Within the last two decades, black bears in southern New York have continued to increase in abundance, which has caused an expansion of their range northward. This range expansion has resulted in increased utilization of areas with higher human densities, and landscapes with a greater proportion of agriculture. Landscapes with high proportions of developed areas and open agricultural lands have potential to increase home range size of bears, and may influence the movement patterns of bears, given the potentially lower overall habitat quality on the landscape. Data from GPS-collared bears are being used to determine how movements are defining home ranges, and how landscape characteristics (e.g., patch type, patch size, patch distribution, road density, topography, agriculture, human density) influence movements of bears. Additionally, we are evaluating habitat selection and temporal variation in space use between bears in anthropogenically modified landscapes and those in forested landscapes.
Project 2:
We are using a non-invasive hair sampling technique to investigate the genetic diversity and population demographics of black bears in New York. This research will provide information on black bear populations that will aid in the development of effective management strategies for black bears.

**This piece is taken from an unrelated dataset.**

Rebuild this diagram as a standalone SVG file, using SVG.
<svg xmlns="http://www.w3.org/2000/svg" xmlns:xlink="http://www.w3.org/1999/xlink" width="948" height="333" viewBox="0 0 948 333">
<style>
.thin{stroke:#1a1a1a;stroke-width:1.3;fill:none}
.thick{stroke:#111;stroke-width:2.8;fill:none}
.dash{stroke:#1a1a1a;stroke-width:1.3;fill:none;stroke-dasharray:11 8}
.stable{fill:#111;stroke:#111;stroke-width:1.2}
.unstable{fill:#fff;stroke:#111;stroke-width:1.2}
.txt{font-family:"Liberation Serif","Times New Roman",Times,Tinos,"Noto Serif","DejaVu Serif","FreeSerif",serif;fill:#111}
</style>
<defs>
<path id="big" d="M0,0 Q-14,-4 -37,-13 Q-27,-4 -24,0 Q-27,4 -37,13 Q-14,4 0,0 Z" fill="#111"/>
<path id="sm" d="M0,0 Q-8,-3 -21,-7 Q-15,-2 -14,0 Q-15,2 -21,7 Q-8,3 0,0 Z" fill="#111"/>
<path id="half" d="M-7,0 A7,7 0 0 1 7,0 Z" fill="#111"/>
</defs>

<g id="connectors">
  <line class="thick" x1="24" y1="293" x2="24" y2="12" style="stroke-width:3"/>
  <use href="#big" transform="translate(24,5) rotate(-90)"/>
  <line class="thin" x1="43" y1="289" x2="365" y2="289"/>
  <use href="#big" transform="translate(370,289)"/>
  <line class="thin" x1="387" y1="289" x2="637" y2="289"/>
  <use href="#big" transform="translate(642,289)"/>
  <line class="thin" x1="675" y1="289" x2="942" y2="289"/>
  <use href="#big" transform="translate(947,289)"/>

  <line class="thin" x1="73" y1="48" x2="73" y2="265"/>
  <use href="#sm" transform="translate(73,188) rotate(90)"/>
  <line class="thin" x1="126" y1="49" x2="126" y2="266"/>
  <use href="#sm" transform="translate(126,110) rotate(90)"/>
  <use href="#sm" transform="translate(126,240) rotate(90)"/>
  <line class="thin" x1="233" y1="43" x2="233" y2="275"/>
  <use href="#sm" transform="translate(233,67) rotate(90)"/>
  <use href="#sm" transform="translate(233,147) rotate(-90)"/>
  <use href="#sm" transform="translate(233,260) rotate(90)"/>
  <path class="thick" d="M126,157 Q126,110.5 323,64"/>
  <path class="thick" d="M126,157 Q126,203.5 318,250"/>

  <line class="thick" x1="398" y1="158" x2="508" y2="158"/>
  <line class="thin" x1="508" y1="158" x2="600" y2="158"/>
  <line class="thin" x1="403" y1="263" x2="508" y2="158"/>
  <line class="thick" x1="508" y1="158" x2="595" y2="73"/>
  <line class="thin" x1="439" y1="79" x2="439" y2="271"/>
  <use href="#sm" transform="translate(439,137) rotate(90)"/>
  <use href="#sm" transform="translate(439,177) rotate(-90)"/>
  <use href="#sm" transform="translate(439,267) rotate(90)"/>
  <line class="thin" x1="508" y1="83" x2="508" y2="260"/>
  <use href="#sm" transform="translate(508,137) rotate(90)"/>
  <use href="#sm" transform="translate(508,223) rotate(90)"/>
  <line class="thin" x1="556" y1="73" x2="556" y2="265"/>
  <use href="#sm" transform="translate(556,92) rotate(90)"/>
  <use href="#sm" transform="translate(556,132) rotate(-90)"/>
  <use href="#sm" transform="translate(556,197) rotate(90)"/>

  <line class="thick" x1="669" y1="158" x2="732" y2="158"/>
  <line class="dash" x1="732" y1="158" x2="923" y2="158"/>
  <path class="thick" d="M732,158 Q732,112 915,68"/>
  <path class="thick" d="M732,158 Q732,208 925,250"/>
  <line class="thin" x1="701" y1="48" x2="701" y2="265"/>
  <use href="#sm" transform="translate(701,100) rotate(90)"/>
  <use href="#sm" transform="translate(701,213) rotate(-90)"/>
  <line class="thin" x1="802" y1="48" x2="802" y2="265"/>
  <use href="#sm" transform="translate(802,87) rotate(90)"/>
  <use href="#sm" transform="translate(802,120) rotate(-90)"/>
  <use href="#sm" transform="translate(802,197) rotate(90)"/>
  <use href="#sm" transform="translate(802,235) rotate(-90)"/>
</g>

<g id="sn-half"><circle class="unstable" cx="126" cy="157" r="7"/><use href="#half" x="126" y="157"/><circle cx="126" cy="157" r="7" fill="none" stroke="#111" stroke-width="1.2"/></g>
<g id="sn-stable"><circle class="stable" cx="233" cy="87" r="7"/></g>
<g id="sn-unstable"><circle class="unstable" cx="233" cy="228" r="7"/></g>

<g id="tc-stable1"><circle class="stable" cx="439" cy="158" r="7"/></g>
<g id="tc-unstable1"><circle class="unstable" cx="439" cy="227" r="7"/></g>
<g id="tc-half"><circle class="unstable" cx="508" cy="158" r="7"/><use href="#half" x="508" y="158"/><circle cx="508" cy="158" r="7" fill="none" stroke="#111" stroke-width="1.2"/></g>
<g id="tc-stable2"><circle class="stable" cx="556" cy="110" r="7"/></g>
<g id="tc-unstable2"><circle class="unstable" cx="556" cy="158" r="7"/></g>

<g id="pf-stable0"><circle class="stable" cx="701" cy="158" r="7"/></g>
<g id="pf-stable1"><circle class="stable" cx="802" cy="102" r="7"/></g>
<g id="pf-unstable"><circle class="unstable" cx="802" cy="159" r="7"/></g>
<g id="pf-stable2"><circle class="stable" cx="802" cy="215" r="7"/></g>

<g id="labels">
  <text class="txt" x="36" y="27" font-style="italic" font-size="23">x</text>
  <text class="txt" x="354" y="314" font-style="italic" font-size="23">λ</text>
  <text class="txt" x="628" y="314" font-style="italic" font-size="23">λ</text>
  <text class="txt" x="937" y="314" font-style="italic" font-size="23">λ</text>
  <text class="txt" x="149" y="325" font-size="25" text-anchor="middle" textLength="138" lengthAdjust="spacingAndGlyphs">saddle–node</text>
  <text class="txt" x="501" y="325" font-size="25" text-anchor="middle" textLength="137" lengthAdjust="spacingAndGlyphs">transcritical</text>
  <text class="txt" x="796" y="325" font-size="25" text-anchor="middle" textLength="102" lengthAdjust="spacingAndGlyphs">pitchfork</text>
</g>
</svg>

Recently, black bears in New York have expanded in range, merging into two large populations from three formerly distinct geographic populations (i.e., Adirondack, Catskills, Allegany populations). The Adirondack and Allegany ranges, now jointly referred to as the Southern black bear population, have been expanding into areas with agriculture and greater human densities. However, a rigorous density estimate of this expanding population does not exist. Characteristic low densities and extensive ranges of black bears make population estimates difficult, but developments in mark-recapture methods (i.e., spatially explicit capture-recapture models) enable greater accuracy and precision in estimating density. To estimate black bear density, we are conducting a non-invasive genetic mark-recapture study to collect black bear hair samples from barbed-wire snares. Individual bears are identified using a suite of variable, mitochondrial genetic markers. These data will inform a spatially-explicit capture-recapture model to estimate population density of black bears. We will incorporate data from multiple sources (e.g., live captures, harvested dead-recoveries) and include habitat covariates at multiple spatial scales. Additionally, through the regional collection of hairs, this study will analyze landscape genetics, potentially identifying landscape features facilitating and/or inhibiting gene flow and genetic diversity in black bears.